(Bloomberg) -- Greece is drawing up plans to sell as much as €10 billion ($10.9 billion) in bonds next year after winning back its investment grade status, according to a person familiar with the matter.

Athens is considering to issue €8 billion to €10 billion in new bonds to cover financing needs of €3 billion for 2024, said the person, who asked not to be identified because the plan isn’t public yet. The sales will reduce Greece’s reliance on treasury bills by around €2 billion, the person said.

The government is also considering the early repayment of bailout loans, the person said. Bloomberg has reached out to the finance ministry for comment.

Fitch Ratings and S&P Global Ratings’ upgrade of Greece debt late this year have opened the door to a multitrillion-dollar investment pool for the nation’s bonds, signaling a return to normality after a decade-long debt crisis. With its economy growing at a faster pace than most European peers, Prime Minister Kyriakos Mitsotakis have pledged that the country will remain committed to a path of fiscal discipline.

In further plans, the government wants to reduce the cash buffer that was created during the crisis to reassure markets that the country had enough money for debt if it couldn’t find funding from markets, the person said. This buffer will be around €30 billion at the start of 2024 and drop during course the year, the person said.

The nation’s 10-year bonds have been outperforming Italian debt since May while the yield spread against the Spanish equivalent stands below 20 basis points, a clear signal that investors are considering Greece as a non-crisis country. 

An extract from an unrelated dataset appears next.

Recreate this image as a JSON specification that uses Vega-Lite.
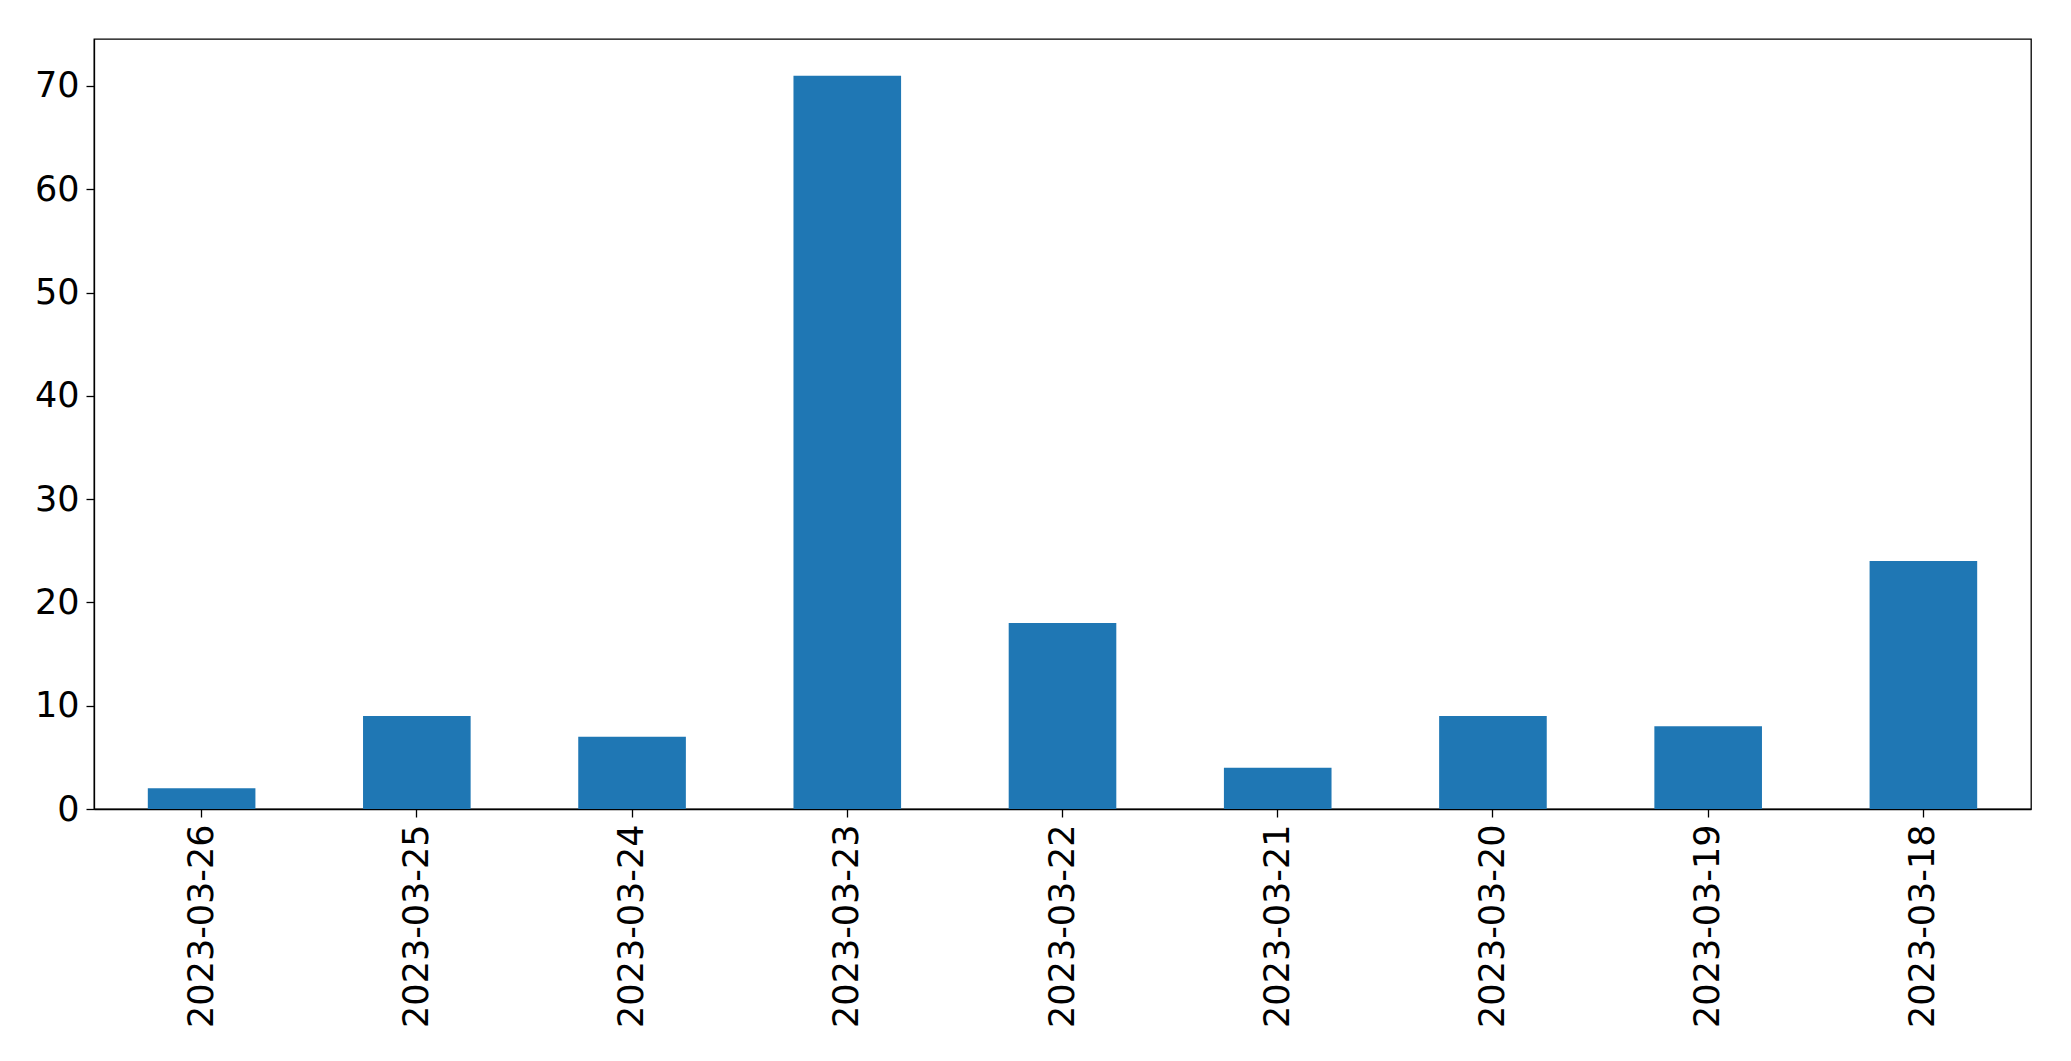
{
  "$schema": "https://vega.github.io/schema/vega-lite/v6.json",
  "width": 1937,
  "height": 770,
  "autosize": "none",
  "padding": {"left": 94, "top": 39, "right": 40, "bottom": 252},
  "background": "white",
  "config": {
    "view": {"stroke": "black", "strokeWidth": 1.3},
    "font": "DejaVu Sans"
  },
  "data": {
    "values": [
      {"date": "2023-03-26", "count": 2},
      {"date": "2023-03-25", "count": 9},
      {"date": "2023-03-24", "count": 7},
      {"date": "2023-03-23", "count": 71},
      {"date": "2023-03-22", "count": 18},
      {"date": "2023-03-21", "count": 4},
      {"date": "2023-03-20", "count": 9},
      {"date": "2023-03-19", "count": 8},
      {"date": "2023-03-18", "count": 24}
    ]
  },
  "mark": {"type": "bar", "color": "#1f77b4"},
  "encoding": {
    "x": {
      "field": "date",
      "type": "nominal",
      "sort": null,
      "title": null,
      "scale": {"paddingInner": 0.5, "paddingOuter": 0.25},
      "axis": {
        "labelAngle": -90,
        "labelFontSize": 35,
        "labelLimit": 0,
        "labelColor": "black",
        "labelFont": "DejaVu Sans",
        "tickColor": "black",
        "tickSize": 8,
        "tickWidth": 1.3,
        "labelPadding": 7,
        "domainColor": "black",
        "domainWidth": 1.3
      }
    },
    "y": {
      "field": "count",
      "type": "quantitative",
      "title": null,
      "scale": {"domain": [0, 74.55], "nice": false, "zero": true},
      "axis": {
        "values": [0, 10, 20, 30, 40, 50, 60, 70],
        "grid": false,
        "labelFontSize": 35,
        "labelColor": "black",
        "labelFont": "DejaVu Sans",
        "tickColor": "black",
        "tickSize": 8,
        "tickWidth": 1.3,
        "labelPadding": 7,
        "domainColor": "black",
        "domainWidth": 1.3
      }
    }
  }
}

Bloomberg Index Services said earlier this month it will re-admit Greece to its top-tier global debt benchmarks’ return universes as of Feb. 1. Citigroup strategists estimate the nation’s bonds will form 1.1% of the Bloomberg’s Euro Treasury index after its inclusion.

Bloomberg LP is the parent company of Bloomberg Index Services.

The government is planning a reduction in net debt in 2024 as well, the person familiar said. Greece previously announced it will cut debt as a ratio of gross domestic product to 152.3% in 2024 from 160.3% this year, and highs of 207% in 2020.